Compared to nuclear weapons, dirty bombs are easy to make—and their use, while highly provocative, is less likely to spark global Armageddon. But they’re still nasty enough that, back in the 1970s, the United States and Russia came pretty close to banning them.
This week Putin was in the Black Sea city of Sochi for a meeting with senior military officers and officials from Russia’s arms industry. A camera from government-owned Channel One news was in the room and, apparently by accident, looked over the shoulder of an officer as he flipped open a page on a briefing book.
Channel One broadcast the footage at least once before editing the shots to remove the briefing, perhaps at the urging of government censors. But attentive viewers had already posted the original clip to YouTube—and got busy circulating screenshots on social media.
The fleeting glance at the book, visible at the 1:46 mark in the video, features twin headers. “Ocean Multipurpose System Status-6” and “Developer—Rubin Design Bureau.” And, below that, some explanatory text and illustrations.

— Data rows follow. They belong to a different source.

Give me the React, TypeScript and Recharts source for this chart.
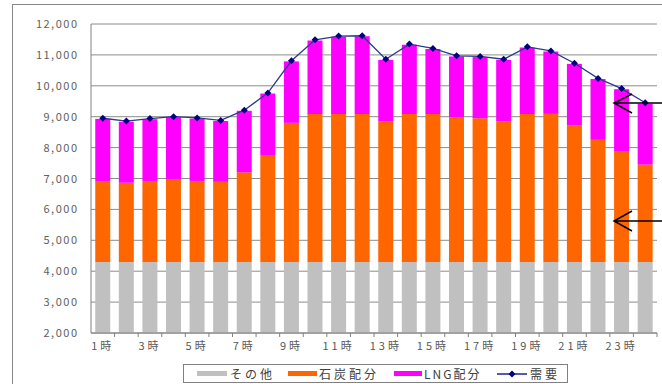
import React from "react";
import { ComposedChart, Bar, Line, XAxis, YAxis, CartesianGrid } from "recharts";

const hours = ["1時","2時","3時","4時","5時","6時","7時","8時","9時","10時","11時","12時","13時","14時","15時","16時","17時","18時","19時","20時","21時","22時","23時","24時"];
const other = [4300,4300,4300,4300,4300,4300,4300,4300,4300,4300,4300,4300,4300,4300,4300,4300,4300,4300,4300,4300,4300,4300,4300,4300];
const coal = [2620,2560,2620,2685,2620,2590,2900,3460,4500,4790,4790,4790,4550,4790,4790,4670,4650,4540,4790,4790,4410,3950,3590,3150];
const lng = [2010,1980,2000,2000,2020,1970,1990,1990,1990,2380,2500,2510,1990,2240,2100,1980,1980,2000,2150,2020,2000,1970,2000,1970];
const demand = [8950,8860,8940,9000,8960,8880,9210,9770,10810,11490,11610,11620,10860,11350,11210,10970,10950,10860,11260,11130,10730,10240,9910,9450];
const yTicks = [2000,3000,4000,5000,6000,7000,8000,9000,10000,11000,12000];
const legendNames = ["その他", "石炭配分", "LNG配分", "需要"];

const data = hours.map((h, i) => ({ h, other: other[i], coal: coal[i], lng: lng[i], demand: demand[i] }));

const FONT = "'Noto Sans CJK JP', 'DejaVu Sans', sans-serif";
const C_OTHER = "#C0C0C0";
const C_COAL = "#FF6600";
const C_LNG = "#FF00FF";
const C_DEM = "#000080";

const XTick = (props: any) => {
  const { x, y, payload, index } = props;
  const off = payload && payload.offset != null ? payload.offset : 11.8;
  return (
    <g>
      <line x1={x + off} x2={x + off} y1={y} y2={y + 4} stroke="#808080" strokeWidth={1} />
      {index % 2 === 0 && (
        <text x={x} y={y + 17} textAnchor="middle" fontSize={11} fill="#595959" fontFamily={FONT} letterSpacing={3}>
          {payload.value}
        </text>
      )}
    </g>
  );
};

const YTick = (props: any) => {
  const { x, y, payload } = props;
  return (
    <text x={x + 1.5} y={y + 4} textAnchor="end" fontSize={11} fill="#606060" fontFamily={FONT} letterSpacing={1.5}>
      {fmt(payload.value)}
    </text>
  );
};

const Diamond = (props: any) => {
  const { cx, cy } = props;
  if (cx == null || cy == null) return null;
  return <path d={`M${cx},${cy - 3.5}L${cx + 3.5},${cy}L${cx},${cy + 3.5}L${cx - 3.5},${cy}Z`} fill={C_DEM} />;
};

const fmt = (v: number) => v.toLocaleString("en-US");

const txt: React.CSSProperties = { position: "absolute", top: 0, lineHeight: "17px", letterSpacing: 3, whiteSpace: "nowrap" };
const sw = (left: number, width: number, color: string): React.CSSProperties => ({ position: "absolute", left, width, top: 6, height: 5, background: color });

export default function App() {
  return (
    <div style={{ position: "fixed", left: 0, top: 0, width: 662, height: 384, overflow: "hidden", background: "#fff" }}>
      <div style={{ position: "absolute", left: 12, top: 4, width: 700, height: 420, border: "1px solid #888" }} />
      <div style={{ position: "absolute", left: 0, top: 0 }}>
        <ComposedChart width={662} height={384} data={data} margin={{ top: 24, right: 5, left: 0, bottom: 21 }} barCategoryGap="18%">
          <CartesianGrid vertical={false} stroke="#8c8c8c" strokeWidth={1} />
          <XAxis dataKey="h" interval={0} height={30} tickSize={0} tickMargin={0} tickLine={false} axisLine={{ stroke: "#808080" }} tick={<XTick />} />
          <YAxis width={91} domain={[2000, 12000]} ticks={yTicks} allowDataOverflow tickSize={0} tickMargin={14} tickLine={false} axisLine={{ stroke: "#808080" }} tick={<YTick />} />
          <YAxis yAxisId="r" orientation="right" width={0} domain={[2000, 12000]} tick={false} tickLine={false} axisLine={{ stroke: "#a0a0a0" }} />
          <Bar dataKey="other" stackId="a" fill={C_OTHER} isAnimationActive={false} />
          <Bar dataKey="coal" stackId="a" fill={C_COAL} isAnimationActive={false} />
          <Bar dataKey="lng" stackId="a" fill={C_LNG} isAnimationActive={false} />
          <Line dataKey="demand" stroke="#2a3a8c" strokeWidth={1.3} dot={<Diamond />} activeDot={false} isAnimationActive={false} />
        </ComposedChart>
      </div>
      <div style={{ position: "absolute", left: 183, top: 364, width: 383, height: 17, border: "1px solid #808080", background: "#fff", fontFamily: FONT, fontSize: 12, color: "#404040" }}>
        <span style={sw(13, 30, C_OTHER)} />
        <span style={{ ...txt, left: 46 }}>{legendNames[0]}</span>
        <span style={sw(104, 29, C_COAL)} />
        <span style={{ ...txt, left: 135 }}>{legendNames[1]}</span>
        <span style={sw(210, 28, C_LNG)} />
        <span style={{ ...txt, left: 240, letterSpacing: 2 }}>{legendNames[2]}</span>
        <svg width={30} height={10} style={{ position: "absolute", left: 313, top: 4 }}>
          <line x1={0} x2={30} y1={5} y2={5} stroke={C_DEM} strokeWidth={1.3} />
          <path d="M15,1.5L18.5,5L15,8.5L11.5,5Z" fill={C_DEM} />
        </svg>
        <span style={{ ...txt, left: 346 }}>{legendNames[3]}</span>
      </div>
      <svg style={{ position: "absolute", left: 0, top: 0 }} width={662} height={384}>
        <g stroke="#000" strokeWidth={1.5} fill="none">
          <path d="M662,103 L614,103 M632,94 L614,103 L632,113" />
          <path d="M662,221 L614,221 M632,211 L614,221 L632,231" />
        </g>
      </svg>
    </div>
  );
}
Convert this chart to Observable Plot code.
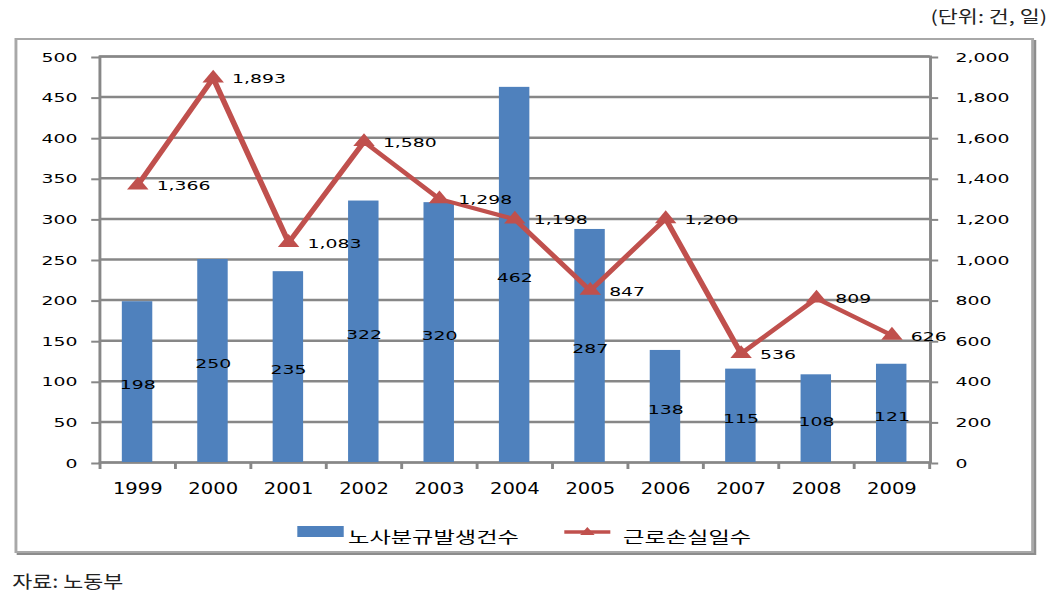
<!DOCTYPE html>
<html>
<head>
<meta charset="utf-8">
<script src="https://cdn.jsdelivr.net/npm/d3@7"></script>
<script src="https://cdn.jsdelivr.net/npm/@observablehq/plot@0.6"></script>
<style>
  html, body { margin: 0; padding: 0; background: #fff; }
  #wrap { position: absolute; left: 0; top: 0; width: 724px; height: 599px;
          transform: scaleX(1.4503); transform-origin: 0 0;
          font-family: "Noto Sans CJK KR", sans-serif; color: #000; }
  #frame { position: absolute; left: 10.3px; top: 38px; width: 703px; height: 515px; box-sizing: border-box;
           border: 2px solid #a8a8a8; box-shadow: 1.5px 2px 0 #8c8c8c; }
  #chart { position: absolute; left: 0; top: 0; }
  .unit { position: absolute; right: 2px; top: 6px; font-size: 15px; line-height: 18px; color: #222; white-space: nowrap;
          transform: scaleY(1.1); transform-origin: 100% 0; }
  .src { position: absolute; left: 8.5px; top: 571px; font-size: 15px; line-height: 18px; color: #222; white-space: nowrap;
         transform: scaleY(1.15); transform-origin: 0 0; }
  .lg-rect { position: absolute; left: 205.3px; top: 526px; width: 31.7px; height: 11px; background: #4F81BD; }
  .lg-text { position: absolute; top: 526px; font-size: 16px; line-height: 20px; white-space: nowrap; }
  .lg-line { position: absolute; left: 389px; top: 524px; }
</style>
</head>
<body>
<div id="wrap">
  <div id="frame"></div>
  <div id="chart"></div>
  <div class="unit">(단위: 건, 일)</div>
  <div class="lg-rect"></div>
  <div class="lg-text" id="lg1" style="left:240px;"></div>
  <svg class="lg-line" width="32" height="16" viewBox="0 0 32 16">
    <line x1="0" y1="8" x2="32" y2="8" stroke="#C0504D" stroke-width="3.5"></line>
    <path d="M16,3 L21,11 L11,11 Z" fill="#C0504D"></path>
  </svg>
  <div class="lg-text" id="lg2" style="left:429.6px;"></div>
  <div class="src">자료: 노동부</div>
</div>
<script>
// ---- data ----
const years = ["1999","2000","2001","2002","2003","2004","2005","2006","2007","2008","2009"];
const disputeCounts = [198, 250, 235, 322, 320, 462, 287, 138, 115, 108, 121];   // 노사분규발생건수 (left axis)
const lostWorkDays = [1366, 1893, 1083, 1580, 1298, 1198, 847, 1200, 536, 809, 626]; // 근로손실일수 (right axis)
const leftTicks = [0, 50, 100, 150, 200, 250, 300, 350, 400, 450, 500];
const rightTicks = [0, 200, 400, 600, 800, 1000, 1200, 1400, 1600, 1800, 2000];
const seriesNames = ["노사분규발생건수", "근로손실일수"];

document.getElementById("lg1").textContent = seriesNames[0];
document.getElementById("lg2").textContent = seriesNames[1];

// ---- layout ----
const W = 724, H = 599;
const mL = 68.4, mR = 82.9, mT = 56, mB = 137;
const RATIO = rightTicks[rightTicks.length - 1] / leftTicks[leftTicks.length - 1];
const step = (W - mL - mR) / years.length;
const fmt = d3.format(",");

const bars = years.map((year, i) => ({year, value: disputeCounts[i]}));
const days = years.map((year, i) => ({year, value: lostWorkDays[i]}));
const gridColor = "#878787";

const chart = Plot.plot({
  width: W, height: H,
  marginLeft: mL, marginRight: mR, marginTop: mT, marginBottom: mB,
  style: {background: "transparent", fontFamily: "DejaVu Sans", fontSize: "13px", color: "#000", overflow: "visible"},
  x: {type: "band", domain: years, paddingInner: 0.6, paddingOuter: 0.3},
  y: {domain: [0, 500]},
  marks: [
    Plot.gridY(leftTicks, {stroke: gridColor, strokeOpacity: 1, strokeWidth: 2.5}),
    Plot.frame({stroke: gridColor, strokeWidth: 2}),
    Plot.axisY({ticks: leftTicks, anchor: "left", tickSize: 5.5, tickPadding: 10,
                stroke: gridColor, strokeWidth: 2, fill: "#000", fontSize: 13, dy: 1, label: null}),
    Plot.axisY({ticks: leftTicks, anchor: "right", tickSize: 4.8, tickPadding: 12.5,
                tickFormat: d => fmt(rightTicks[leftTicks.indexOf(d)]),
                stroke: gridColor, strokeWidth: 2, fill: "#000", fontSize: 13, dy: 1, label: null}),
    Plot.axisX({tickSize: 0, tickPadding: 21, fontSize: 15, fontFamily: "DejaVu Sans Condensed", fill: "#000", label: null}),
    Plot.ruleX(years, {x: d => d, y1: () => 0, y2: () => 0, insetBottom: -7, dx: -step / 2, stroke: gridColor, strokeWidth: 2}),
    Plot.ruleX(years.slice(-1), {x: d => d, y1: () => 0, y2: () => 0, insetBottom: -7, dx: step / 2, stroke: gridColor, strokeWidth: 2}),
    Plot.barY(bars, {x: "year", y: "value", fill: "#4F81BD"}),
    Plot.line(days, {x: "year", y: d => d.value / RATIO, stroke: "#C0504D", strokeWidth: 4}),
    Plot.dot(days, {x: "year", y: d => d.value / RATIO, symbol: "triangle", r: 5.5, fill: "#C0504D", stroke: "none"}),
    Plot.text(bars, {x: "year", y: d => d.value / 2, text: d => String(d.value), fill: "#000", fontSize: 13, dy: 3}),
    Plot.text(days, {x: "year", y: d => d.value / RATIO, text: d => fmt(d.value), textAnchor: "start", dx: 13, dy: 1, fill: "#000", fontSize: 13})
  ]
});
document.getElementById("chart").appendChild(chart);
</script>
</body>
</html>
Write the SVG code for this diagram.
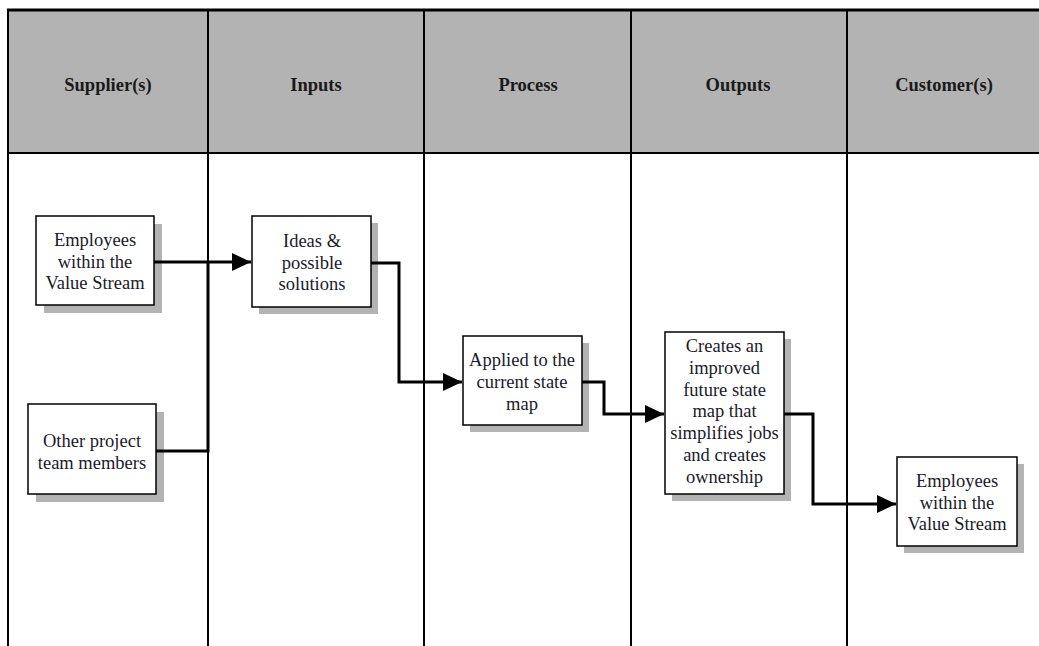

“Purpose—the defeat of the important economic facilities in the area of the enemy coast,” the text reads, “and causing unacceptable damage to… the country through the establishment of extensive zones of radioactive contamination, unsuitable for implementation in these areas of military, economic, business or other activity for a long time.”
The illustrations on the Sochi brief depict a torpedo-like robotic vehicle as well as two larger subs—the nuclear-powered “Project 09852” and “Project 09851” vessels that are under construction for the Russian navy, and which are both reportedly optimized for rescue, reconnaissance and other undersea special operations.
“Today in Sochi Putin is shown proposal for Status-6—a massive ‘dirty bomb’ weapon system developed by Rubin,” tweeted Pavel Podvig, an independent military analyst based in Geneva. “Appears to be an underwater drone launched from a mini-submarine,” Podvig added.
All of which sounds very scary and Cold War 2.0. But might that not be the point? For one thing, there’s nothing on these slides that says “Top Secret” or “Confidential,” which one would expect of Russian Defense Ministry documents outlining a new nuclear capability. Second, there’s always a chance that this “accidental” giveaway of state secrets was anything but.